» **Task prompt**
Pictures are excluded. Copy exactly, and only, the lines from the one containing "Give me the matplotlib source for this chart." through the one containing "cp_hi = [1.06, 0.89, 0.93, 1.14, 1.36, 1.66]", both ends included.

» **Supplied data**
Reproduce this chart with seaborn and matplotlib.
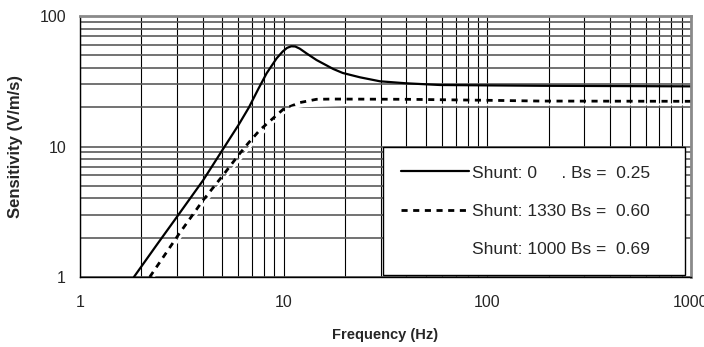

--

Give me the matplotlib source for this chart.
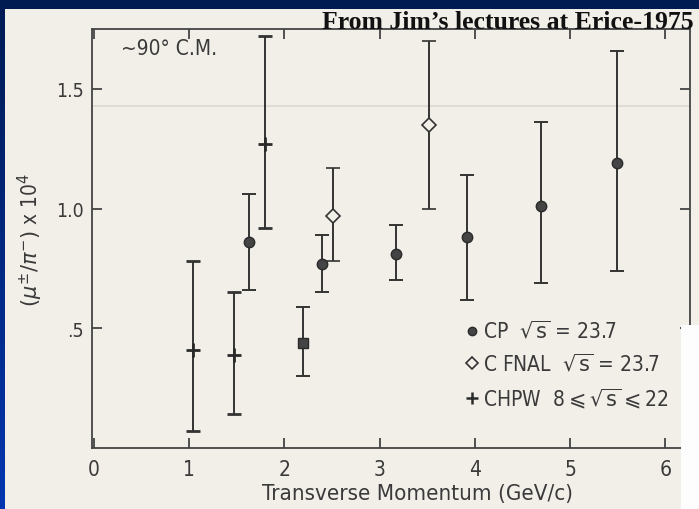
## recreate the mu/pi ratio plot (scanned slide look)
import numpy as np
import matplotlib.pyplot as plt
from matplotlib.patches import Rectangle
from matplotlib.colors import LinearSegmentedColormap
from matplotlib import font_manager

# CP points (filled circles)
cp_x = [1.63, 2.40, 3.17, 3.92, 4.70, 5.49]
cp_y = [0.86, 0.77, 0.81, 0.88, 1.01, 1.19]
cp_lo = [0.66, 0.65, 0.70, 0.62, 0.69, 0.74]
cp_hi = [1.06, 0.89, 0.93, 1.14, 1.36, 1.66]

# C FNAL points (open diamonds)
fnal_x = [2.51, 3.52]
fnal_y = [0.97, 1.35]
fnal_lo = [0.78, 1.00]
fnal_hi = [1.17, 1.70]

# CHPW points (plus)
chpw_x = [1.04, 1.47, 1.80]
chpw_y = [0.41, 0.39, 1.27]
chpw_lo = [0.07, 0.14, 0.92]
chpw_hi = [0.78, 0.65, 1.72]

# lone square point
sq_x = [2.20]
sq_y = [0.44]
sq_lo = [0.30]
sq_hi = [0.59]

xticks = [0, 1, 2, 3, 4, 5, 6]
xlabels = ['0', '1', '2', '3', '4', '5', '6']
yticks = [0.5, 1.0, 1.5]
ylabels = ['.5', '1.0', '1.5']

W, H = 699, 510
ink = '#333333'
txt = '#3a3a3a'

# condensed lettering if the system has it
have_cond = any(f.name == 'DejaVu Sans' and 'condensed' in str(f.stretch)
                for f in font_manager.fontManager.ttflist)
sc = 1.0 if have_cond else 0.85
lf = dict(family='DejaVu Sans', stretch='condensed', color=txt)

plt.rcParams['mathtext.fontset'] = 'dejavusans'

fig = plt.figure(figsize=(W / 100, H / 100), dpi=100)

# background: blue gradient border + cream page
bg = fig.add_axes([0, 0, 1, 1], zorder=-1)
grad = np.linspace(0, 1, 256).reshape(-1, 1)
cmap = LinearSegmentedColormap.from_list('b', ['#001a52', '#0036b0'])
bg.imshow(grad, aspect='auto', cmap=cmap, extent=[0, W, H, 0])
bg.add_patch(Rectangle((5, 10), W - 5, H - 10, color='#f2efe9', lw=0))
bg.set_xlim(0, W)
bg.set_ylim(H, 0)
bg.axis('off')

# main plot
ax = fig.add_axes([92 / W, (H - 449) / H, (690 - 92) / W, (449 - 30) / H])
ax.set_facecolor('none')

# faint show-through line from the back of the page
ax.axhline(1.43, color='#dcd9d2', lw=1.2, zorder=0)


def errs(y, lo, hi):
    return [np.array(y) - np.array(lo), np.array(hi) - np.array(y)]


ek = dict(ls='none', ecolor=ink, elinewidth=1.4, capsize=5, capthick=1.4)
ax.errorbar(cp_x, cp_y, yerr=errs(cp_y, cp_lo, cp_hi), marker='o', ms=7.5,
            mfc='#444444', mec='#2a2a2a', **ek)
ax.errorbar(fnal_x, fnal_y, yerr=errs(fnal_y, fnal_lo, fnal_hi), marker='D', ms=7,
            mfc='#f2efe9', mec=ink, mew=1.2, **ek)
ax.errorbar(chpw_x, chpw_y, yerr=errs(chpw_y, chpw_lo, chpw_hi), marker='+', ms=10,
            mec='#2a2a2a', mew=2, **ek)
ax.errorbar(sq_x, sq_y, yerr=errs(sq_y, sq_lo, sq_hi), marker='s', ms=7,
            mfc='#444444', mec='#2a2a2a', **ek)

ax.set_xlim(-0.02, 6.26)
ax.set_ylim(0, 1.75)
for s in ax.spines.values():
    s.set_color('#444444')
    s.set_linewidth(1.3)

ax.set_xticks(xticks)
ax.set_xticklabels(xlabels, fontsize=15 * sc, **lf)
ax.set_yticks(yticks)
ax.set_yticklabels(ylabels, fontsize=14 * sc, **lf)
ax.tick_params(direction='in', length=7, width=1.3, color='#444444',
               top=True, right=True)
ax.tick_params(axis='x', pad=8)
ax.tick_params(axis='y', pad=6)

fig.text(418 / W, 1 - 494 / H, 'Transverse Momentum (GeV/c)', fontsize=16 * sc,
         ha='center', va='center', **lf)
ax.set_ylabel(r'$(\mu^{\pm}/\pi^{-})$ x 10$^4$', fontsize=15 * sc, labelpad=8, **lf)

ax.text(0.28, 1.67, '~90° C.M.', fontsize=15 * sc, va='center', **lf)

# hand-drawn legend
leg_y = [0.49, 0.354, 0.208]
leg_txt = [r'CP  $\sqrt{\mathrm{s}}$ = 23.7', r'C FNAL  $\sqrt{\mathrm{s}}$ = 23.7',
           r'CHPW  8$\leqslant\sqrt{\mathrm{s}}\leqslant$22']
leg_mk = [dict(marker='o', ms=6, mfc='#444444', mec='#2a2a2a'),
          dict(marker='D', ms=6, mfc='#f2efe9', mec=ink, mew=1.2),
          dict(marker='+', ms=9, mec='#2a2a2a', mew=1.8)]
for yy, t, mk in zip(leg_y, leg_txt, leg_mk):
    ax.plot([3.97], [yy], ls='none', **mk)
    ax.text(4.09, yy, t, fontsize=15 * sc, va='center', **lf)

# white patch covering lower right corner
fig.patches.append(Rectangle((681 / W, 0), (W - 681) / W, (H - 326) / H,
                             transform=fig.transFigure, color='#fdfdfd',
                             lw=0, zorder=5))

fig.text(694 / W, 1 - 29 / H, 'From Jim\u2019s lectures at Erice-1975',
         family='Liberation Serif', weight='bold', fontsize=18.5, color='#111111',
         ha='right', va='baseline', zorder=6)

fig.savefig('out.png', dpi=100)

» **Exercise answer**
Give me the matplotlib source for this chart.
## recreate the mu/pi ratio plot (scanned slide look)
import numpy as np
import matplotlib.pyplot as plt
from matplotlib.patches import Rectangle
from matplotlib.colors import LinearSegmentedColormap
from matplotlib import font_manager

# CP points (filled circles)
cp_x = [1.63, 2.40, 3.17, 3.92, 4.70, 5.49]
cp_y = [0.86, 0.77, 0.81, 0.88, 1.01, 1.19]
cp_lo = [0.66, 0.65, 0.70, 0.62, 0.69, 0.74]
cp_hi = [1.06, 0.89, 0.93, 1.14, 1.36, 1.66]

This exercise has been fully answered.